Da der Angeklagte vor Gericht schwieg - selbst in seinem letzten Wort - und es zudem keine Tatzeugen gab, waren vor allem seine Auskünfte beim psychiatrischen Sachverständigen wertvoll für die Urteilsfindung. Dort hatte er unter anderem angegeben, dass der homosexuelle Günter K., der offenbar regelmäßig jüngere Männer in Kneipen kennenlernte und in seine Wohnung mitnahm, auch ihn eingeladen habe, um noch gemeinsam etwas zu trinken. Einige Zeit später sei er dort eingeschlafen, so die Einlassung des Angeklagten, und erst wieder aufgewacht, als K. ihn - den bekennenden Heterosexuellen - massiv sexuell belästigt habe. Daraufhin habe er den Frisör angegriffen. Als er kurz darauf dessen Wohnung verlassen habe, sei er davon ausgegangen, dass dieser noch lebe.

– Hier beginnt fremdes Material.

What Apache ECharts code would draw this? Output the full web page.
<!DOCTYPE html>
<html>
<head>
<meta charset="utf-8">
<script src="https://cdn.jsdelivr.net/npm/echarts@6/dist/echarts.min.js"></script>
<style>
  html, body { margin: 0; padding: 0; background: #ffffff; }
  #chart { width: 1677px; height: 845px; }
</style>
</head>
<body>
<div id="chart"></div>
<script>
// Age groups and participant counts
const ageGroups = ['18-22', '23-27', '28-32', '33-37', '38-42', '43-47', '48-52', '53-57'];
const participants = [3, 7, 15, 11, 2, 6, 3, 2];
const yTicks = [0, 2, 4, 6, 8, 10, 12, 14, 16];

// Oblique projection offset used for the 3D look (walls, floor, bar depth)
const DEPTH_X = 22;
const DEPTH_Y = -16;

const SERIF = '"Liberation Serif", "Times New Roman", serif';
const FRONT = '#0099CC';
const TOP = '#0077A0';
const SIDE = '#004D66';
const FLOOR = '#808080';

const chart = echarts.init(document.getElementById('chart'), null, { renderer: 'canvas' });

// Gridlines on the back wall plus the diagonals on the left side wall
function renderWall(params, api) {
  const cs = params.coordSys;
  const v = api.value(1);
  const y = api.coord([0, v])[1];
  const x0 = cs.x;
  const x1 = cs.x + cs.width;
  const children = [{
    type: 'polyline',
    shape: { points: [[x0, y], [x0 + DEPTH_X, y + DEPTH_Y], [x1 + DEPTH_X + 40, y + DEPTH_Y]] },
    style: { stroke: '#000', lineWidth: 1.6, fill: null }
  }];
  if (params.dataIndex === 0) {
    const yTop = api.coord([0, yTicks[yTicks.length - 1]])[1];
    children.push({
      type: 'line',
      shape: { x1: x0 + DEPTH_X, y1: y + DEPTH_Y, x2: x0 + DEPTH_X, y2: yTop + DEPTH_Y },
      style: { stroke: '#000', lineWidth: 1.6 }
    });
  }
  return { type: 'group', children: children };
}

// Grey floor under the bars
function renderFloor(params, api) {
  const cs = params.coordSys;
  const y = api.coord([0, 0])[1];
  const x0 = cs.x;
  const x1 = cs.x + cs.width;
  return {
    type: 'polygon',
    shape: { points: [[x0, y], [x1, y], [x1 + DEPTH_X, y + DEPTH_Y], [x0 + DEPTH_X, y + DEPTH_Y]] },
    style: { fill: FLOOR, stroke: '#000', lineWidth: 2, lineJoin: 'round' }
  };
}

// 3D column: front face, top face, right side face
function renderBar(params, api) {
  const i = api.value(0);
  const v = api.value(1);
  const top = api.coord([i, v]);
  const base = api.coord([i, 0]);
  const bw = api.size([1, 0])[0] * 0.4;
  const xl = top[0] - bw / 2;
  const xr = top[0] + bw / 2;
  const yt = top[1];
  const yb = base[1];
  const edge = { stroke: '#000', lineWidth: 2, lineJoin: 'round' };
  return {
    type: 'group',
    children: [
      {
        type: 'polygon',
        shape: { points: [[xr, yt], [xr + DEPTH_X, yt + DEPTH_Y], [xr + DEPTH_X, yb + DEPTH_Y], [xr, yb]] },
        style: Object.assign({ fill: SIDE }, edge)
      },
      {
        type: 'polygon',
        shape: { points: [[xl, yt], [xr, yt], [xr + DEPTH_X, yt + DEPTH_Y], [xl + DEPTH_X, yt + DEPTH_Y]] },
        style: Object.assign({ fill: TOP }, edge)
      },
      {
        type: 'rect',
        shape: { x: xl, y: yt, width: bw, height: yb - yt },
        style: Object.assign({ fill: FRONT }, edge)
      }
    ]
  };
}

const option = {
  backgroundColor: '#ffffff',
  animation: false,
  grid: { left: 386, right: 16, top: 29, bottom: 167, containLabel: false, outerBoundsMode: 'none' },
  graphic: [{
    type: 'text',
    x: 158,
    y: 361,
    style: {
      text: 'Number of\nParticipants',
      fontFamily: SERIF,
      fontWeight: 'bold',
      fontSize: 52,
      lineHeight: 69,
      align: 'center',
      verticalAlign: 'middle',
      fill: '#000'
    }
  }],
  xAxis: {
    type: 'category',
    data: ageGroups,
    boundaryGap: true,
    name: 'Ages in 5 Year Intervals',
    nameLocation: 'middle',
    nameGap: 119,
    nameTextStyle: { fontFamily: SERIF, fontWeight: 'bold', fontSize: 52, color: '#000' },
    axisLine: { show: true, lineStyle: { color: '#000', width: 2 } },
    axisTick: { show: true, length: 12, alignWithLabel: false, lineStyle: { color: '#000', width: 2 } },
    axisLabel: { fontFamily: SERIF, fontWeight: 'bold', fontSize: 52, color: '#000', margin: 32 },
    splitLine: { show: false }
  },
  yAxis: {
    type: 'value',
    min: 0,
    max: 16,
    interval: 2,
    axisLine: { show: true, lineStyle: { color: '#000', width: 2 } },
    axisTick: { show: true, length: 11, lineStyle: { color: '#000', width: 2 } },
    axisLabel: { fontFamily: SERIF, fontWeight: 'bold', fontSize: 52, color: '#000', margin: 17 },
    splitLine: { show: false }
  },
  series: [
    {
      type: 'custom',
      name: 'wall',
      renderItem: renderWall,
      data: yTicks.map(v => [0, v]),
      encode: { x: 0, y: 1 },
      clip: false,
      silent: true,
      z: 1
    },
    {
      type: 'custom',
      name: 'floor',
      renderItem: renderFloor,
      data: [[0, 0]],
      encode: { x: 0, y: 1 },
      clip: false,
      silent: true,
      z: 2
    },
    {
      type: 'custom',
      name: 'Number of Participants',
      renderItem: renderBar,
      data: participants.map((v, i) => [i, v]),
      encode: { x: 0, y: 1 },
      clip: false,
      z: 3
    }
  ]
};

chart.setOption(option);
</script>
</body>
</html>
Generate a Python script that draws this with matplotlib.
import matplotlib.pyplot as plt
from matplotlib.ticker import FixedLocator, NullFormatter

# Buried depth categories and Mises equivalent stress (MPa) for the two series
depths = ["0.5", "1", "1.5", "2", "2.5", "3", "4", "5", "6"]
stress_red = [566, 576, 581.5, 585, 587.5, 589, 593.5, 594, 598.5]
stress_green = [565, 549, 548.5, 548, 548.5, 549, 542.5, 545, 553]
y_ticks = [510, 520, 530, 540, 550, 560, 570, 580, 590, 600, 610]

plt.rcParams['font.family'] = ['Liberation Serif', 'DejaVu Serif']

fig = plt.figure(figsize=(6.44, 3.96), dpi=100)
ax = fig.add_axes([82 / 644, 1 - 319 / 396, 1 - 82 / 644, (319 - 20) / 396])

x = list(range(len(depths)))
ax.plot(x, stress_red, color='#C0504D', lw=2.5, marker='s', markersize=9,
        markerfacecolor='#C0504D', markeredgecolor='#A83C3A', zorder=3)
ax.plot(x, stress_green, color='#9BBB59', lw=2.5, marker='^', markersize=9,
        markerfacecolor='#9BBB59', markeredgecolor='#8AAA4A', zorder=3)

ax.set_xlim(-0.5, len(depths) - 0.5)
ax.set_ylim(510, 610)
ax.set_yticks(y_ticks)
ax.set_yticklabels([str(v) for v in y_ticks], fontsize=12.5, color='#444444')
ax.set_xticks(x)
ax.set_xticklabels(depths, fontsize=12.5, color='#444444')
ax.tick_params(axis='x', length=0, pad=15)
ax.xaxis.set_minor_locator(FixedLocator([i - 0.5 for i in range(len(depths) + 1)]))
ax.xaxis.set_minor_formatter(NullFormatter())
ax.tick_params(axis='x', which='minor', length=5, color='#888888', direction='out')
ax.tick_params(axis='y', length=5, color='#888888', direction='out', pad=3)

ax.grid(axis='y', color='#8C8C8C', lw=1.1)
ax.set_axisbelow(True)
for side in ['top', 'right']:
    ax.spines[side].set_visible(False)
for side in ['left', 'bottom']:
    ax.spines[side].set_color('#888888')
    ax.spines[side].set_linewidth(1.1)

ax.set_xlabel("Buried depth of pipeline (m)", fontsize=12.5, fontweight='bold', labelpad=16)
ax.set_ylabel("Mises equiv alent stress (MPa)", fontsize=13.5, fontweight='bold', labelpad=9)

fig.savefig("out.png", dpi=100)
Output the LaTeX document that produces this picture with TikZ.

Richter glaubten dem Mülheimer Angeklagten nicht
Das Gericht glaubte dieser Schilderung nicht. Es war davon überzeugt, dass K. dem damals 29-Jährigen schon vorab in einer Kneipe als jemand aufgefallen war, „der es zu etwas gebracht hat“. Spätestens in dessen Wohnung habe der damals finanziell angeschlagene Angeklagte erkannt, „dass bei ihm wirklich etwas zu holen ist“. Habgier sei daher der Grund der Tötung gewesen - und bei einem solchen Mord sehe das Gesetz keine andere Freiheitsstrafe vor als eine lebenslange.
Ohne jede Regung nahm der Mülheimer seine Strafe entgegen, starrte während der Urteilsbegründung auf den Fußboden. Erst als Richter Plein ihn noch einmal beim Namen nannte und auf die Möglichkeit der Revision hinwies, schaute er auf. Kurz darauf wurde der Mann, der nach dem Mord noch gut 33 Jahre unbehelligt in Mülheim leben durfte, in Handschellen abgeführt.
„Schwuler Mülheimer Frisör hatte Salon zu einer Goldgrube gemacht“
Auch Staatsanwalt Martin Mende war in seinem Plädoyer von Mord ausgegangen. Der als „schwuler Frisör“ stadtbekannte K. sei „ein attraktiver, gut situierter, gepflegter Mann“ gewesen, „der aus seinem Salon eine Goldgrube gemacht hatte und dem man den Reichtum ansehen konnte“. Der Angeklagte, der auch früher schon durch Eigentumsdelikte aufgefallen war, sei knapp bei Kasse gewesen und Günter K. „leichte Beute“. Was den Angeklagten auch verdächtig machte: Noch kurz vor seiner Festnahme habe er nach Möglichkeiten gegoogelt, wie sich Uhren gewinnbringend verkaufen lassen.
Mende kritisierte übrigens, dass es beim Thema Verjährung im deutschen Recht einen Unterschied macht, ob jemand einen Totschlag begangen hat oder einen Mord, für den ja besondere Merkmale wie Habgier oder Heimtücke vorliegen müssen. Anders als Mord, ist Totschlag nach 20 Jahren nicht mehr verfolgbar. „Bei Schwarzfahren, Diebstahl oder sogar Raub ist eine Verjährung in Ordnung“, findet Mende, in puncto Tötung aber könne man das hinterfragen. Er halte es für „rechtsdogmatisch hochproblematisch“. Der Mörder von Günter K. wird bis zuletzt gehofft haben, dass er als Totschläger davon kommt und weiter in Freiheit leben darf.